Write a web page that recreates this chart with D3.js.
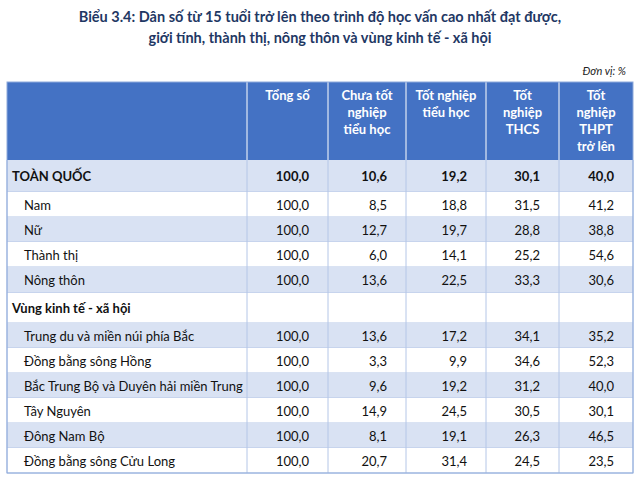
<!DOCTYPE html>
<html><head><meta charset="utf-8">
<script src="https://cdn.jsdelivr.net/npm/d3@7"></script>
<style>body{margin:0;background:#fff;font-family:Lato,"Open Sans",sans-serif;}</style>
</head><body><div id="chart"></div>
<script>
var titleLines = ['Biểu 3.4: Dân số từ 15 tuổi trở lên theo trình độ học vấn cao nhất đạt được,',
                  'giới tính, thành thị, nông thôn và vùng kinh tế - xã hội'];
var headers = [['Tổng số'], ['Chưa tốt', 'nghiệp', 'tiểu học'], ['Tốt nghiệp', 'tiểu học'],
               ['Tốt', 'nghiệp', 'THCS'], ['Tốt', 'nghiệp', 'THPT', 'trở lên']];
var rowLabels = ['TOÀN QUỐC', 'Nam', 'Nữ', 'Thành thị', 'Nông thôn', 'Vùng kinh tế - xã hội',
                 'Trung du và miền núi phía Bắc', 'Đồng bằng sông Hồng', 'Bắc Trung Bộ và Duyên hải miền Trung',
                 'Tây Nguyên', 'Đông Nam Bộ', 'Đồng bằng sông Cửu Long'];
var values = [
    ['100,0', '10,6', '19,2', '30,1', '40,0'],
    ['100,0', '8,5', '18,8', '31,5', '41,2'],
    ['100,0', '12,7', '19,7', '28,8', '38,8'],
    ['100,0', '6,0', '14,1', '25,2', '54,6'],
    ['100,0', '13,6', '22,5', '33,3', '30,6'],
    null,
    ['100,0', '13,6', '17,2', '34,1', '35,2'],
    ['100,0', '3,3', '9,9', '34,6', '52,3'],
    ['100,0', '9,6', '19,2', '31,2', '40,0'],
    ['100,0', '14,9', '24,5', '30,5', '30,1'],
    ['100,0', '8,1', '19,1', '26,3', '46,5'],
    ['100,0', '20,7', '31,4', '24,5', '23,5']
];
var rowHeights = [32, 25, 25, 25, 26, 30, 25, 25, 25, 25, 25, 25];
var shaded = [true, false, true, false, true, false, true, false, true, false, true, false];
var colEdges = [7, 247, 328, 406, 486, 559, 633];

function drawTable() {
    var svg = d3.select('#chart').append('svg').attr('width', 640).attr('height', 483);

    // title
    svg.selectAll('text.title').data(titleLines).enter().append('text')
        .attr('x', 320).attr('y', function(d, i) { return 22 + i * 21; })
        .attr('text-anchor', 'middle').style('font-size', '14.5px').style('font-weight', 'bold')
        .attr('fill', '#1f3864').text(function(d) { return d; });

    svg.append('text').attr('x', 626).attr('y', 75).attr('text-anchor', 'end')
        .style('font-size', '11px').style('font-style', 'italic').attr('fill', '#222').text('Đơn vị: %');

    var tableTop = 82, headH = 78;
    var x = d3.scaleOrdinal().domain(d3.range(7)).range(colEdges);

    // header
    svg.append('rect').attr('x', 7).attr('y', tableTop).attr('width', 626).attr('height', headH).attr('fill', '#4472c4');
    headers.forEach(function(lines, c) {
        var cx = (x(c + 1) + x(c + 2)) / 2;
        svg.append('text').attr('x', cx).attr('y', tableTop + 18).attr('text-anchor', 'middle')
            .style('font-size', '13px').style('font-weight', 'bold').attr('fill', '#fff')
            .selectAll('tspan').data(lines).enter().append('tspan')
            .attr('x', cx).attr('dy', function(d, i) { return i ? 17 : 0; }).text(function(d) { return d; });
    });

    // body rows
    var y0 = tableTop + headH;
    var rowTops = [];
    rowHeights.forEach(function(h) { rowTops.push(y0); y0 += h; });

    var g = svg.append('g');
    rowLabels.forEach(function(lab, r) {
        var ry = rowTops[r], h = rowHeights[r];
        g.append('rect').attr('x', 7).attr('y', ry).attr('width', 626).attr('height', h)
            .attr('fill', shaded[r] ? '#d9e2f3' : '#fff');
        var bold = (r === 0 || r === 5);
        var ty = ry + h / 2 + 5;
        g.append('text').attr('x', bold ? 12 : 24).attr('y', ty)
            .style('font-size', '13px').style('font-weight', bold ? 'bold' : 'normal')
            .attr('fill', '#111').text(lab);
        if (values[r]) {
            values[r].forEach(function(v, c) {
                g.append('text').attr('x', x(c + 2) - 19).attr('y', ty).attr('text-anchor', 'end')
                    .style('font-size', '13px').style('font-weight', bold ? 'bold' : 'normal')
                    .attr('fill', '#111').text(v);
            });
        }
        g.append('line').attr('x1', 7).attr('x2', 633).attr('y1', ry + h).attr('y2', ry + h)
            .attr('stroke', '#b4c6e7').attr('stroke-width', 1);
    });

    // grid
    colEdges.forEach(function(cx) {
        svg.append('line').attr('x1', cx).attr('x2', cx).attr('y1', tableTop + headH)
            .attr('y2', y0).attr('stroke', '#b4c6e7').attr('stroke-width', 1);
    });
    colEdges.slice(1, 6).forEach(function(cx) {
        svg.append('line').attr('x1', cx).attr('x2', cx).attr('y1', tableTop).attr('y2', tableTop + headH)
            .attr('stroke', '#ffffff').attr('stroke-width', 1);
    });
    svg.append('rect').attr('x', 7).attr('y', tableTop).attr('width', 626).attr('height', y0 - tableTop)
        .attr('fill', 'none').attr('stroke', '#8eaadb');
}

drawTable();
</script></body></html>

---------------

Given task:
Determine the number of lines in the listing that hold the word "chart", and supply that number and nothing further.

Solved problem:
3